Data extract:
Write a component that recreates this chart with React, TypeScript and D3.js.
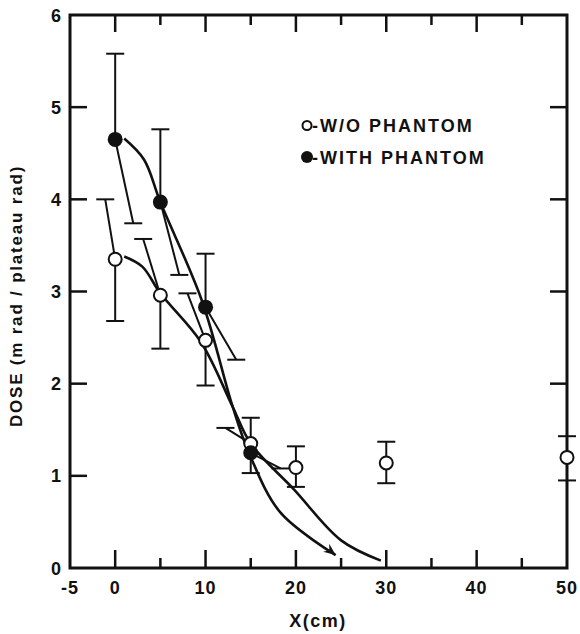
* * *
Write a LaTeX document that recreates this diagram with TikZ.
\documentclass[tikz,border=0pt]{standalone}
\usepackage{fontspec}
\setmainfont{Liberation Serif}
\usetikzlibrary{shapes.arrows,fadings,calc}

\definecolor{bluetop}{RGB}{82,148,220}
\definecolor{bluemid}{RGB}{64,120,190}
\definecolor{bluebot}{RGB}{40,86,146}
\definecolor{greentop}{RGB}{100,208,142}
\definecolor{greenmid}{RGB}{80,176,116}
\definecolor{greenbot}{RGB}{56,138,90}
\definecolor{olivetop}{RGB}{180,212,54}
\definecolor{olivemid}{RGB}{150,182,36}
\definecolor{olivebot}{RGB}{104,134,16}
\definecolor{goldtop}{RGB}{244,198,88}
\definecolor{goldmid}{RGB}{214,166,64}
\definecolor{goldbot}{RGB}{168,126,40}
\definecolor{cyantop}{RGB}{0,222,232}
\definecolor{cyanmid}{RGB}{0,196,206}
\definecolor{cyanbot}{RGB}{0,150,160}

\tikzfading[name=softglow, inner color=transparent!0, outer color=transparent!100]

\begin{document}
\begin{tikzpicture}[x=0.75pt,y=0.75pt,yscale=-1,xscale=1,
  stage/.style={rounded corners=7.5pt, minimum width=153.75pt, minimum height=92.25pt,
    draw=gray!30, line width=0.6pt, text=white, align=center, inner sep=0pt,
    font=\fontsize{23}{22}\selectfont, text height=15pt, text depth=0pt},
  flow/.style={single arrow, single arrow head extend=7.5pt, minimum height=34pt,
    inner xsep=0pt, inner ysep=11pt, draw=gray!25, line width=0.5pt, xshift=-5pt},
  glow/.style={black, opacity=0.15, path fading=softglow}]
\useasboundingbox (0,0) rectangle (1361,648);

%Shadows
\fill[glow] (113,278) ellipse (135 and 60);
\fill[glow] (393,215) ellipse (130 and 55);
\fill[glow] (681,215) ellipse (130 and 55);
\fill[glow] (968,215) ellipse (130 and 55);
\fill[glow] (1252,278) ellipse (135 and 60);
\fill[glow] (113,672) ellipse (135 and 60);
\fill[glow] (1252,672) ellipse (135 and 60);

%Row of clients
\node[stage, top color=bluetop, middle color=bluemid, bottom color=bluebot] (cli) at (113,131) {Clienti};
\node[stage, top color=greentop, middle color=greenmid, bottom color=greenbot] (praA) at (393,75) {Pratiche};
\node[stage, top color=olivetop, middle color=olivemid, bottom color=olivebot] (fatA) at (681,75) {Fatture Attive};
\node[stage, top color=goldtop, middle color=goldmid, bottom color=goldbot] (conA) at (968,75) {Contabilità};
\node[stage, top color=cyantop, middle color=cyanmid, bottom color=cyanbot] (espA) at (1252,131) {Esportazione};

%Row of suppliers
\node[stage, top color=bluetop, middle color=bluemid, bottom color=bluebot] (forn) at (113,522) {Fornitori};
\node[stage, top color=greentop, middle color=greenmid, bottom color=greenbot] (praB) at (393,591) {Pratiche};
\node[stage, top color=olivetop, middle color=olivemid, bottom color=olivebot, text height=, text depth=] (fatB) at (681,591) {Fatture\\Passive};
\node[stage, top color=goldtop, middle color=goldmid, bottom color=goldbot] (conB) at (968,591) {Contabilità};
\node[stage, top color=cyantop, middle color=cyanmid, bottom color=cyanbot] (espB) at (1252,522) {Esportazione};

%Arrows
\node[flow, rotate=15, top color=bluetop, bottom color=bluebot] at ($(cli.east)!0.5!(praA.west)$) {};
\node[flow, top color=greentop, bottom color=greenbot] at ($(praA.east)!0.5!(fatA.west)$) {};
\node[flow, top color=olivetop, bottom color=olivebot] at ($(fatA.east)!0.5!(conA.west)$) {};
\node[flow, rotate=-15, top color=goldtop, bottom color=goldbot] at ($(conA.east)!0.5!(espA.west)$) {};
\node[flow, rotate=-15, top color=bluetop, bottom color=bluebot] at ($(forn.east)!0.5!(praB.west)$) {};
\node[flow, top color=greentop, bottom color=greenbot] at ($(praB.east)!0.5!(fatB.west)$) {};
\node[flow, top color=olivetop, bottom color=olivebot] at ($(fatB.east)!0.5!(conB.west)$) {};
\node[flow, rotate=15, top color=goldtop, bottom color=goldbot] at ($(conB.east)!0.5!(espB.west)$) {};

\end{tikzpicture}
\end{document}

Task description: The lines to return run from the one containing "Write a LaTeX" down to the one containing "color=transparent!0, outer color=transparent!100]"; give them exactly, both included, and no others.

Written answer:
Write a LaTeX document that recreates this diagram with TikZ.
\documentclass[tikz,border=0pt]{standalone}
\usepackage{fontspec}
\setmainfont{Liberation Serif}
\usetikzlibrary{shapes.arrows,fadings,calc}

\definecolor{bluetop}{RGB}{82,148,220}
\definecolor{bluemid}{RGB}{64,120,190}
\definecolor{bluebot}{RGB}{40,86,146}
\definecolor{greentop}{RGB}{100,208,142}
\definecolor{greenmid}{RGB}{80,176,116}
\definecolor{greenbot}{RGB}{56,138,90}
\definecolor{olivetop}{RGB}{180,212,54}
\definecolor{olivemid}{RGB}{150,182,36}
\definecolor{olivebot}{RGB}{104,134,16}
\definecolor{goldtop}{RGB}{244,198,88}
\definecolor{goldmid}{RGB}{214,166,64}
\definecolor{goldbot}{RGB}{168,126,40}
\definecolor{cyantop}{RGB}{0,222,232}
\definecolor{cyanmid}{RGB}{0,196,206}
\definecolor{cyanbot}{RGB}{0,150,160}

\tikzfading[name=softglow, inner color=transparent!0, outer color=transparent!100]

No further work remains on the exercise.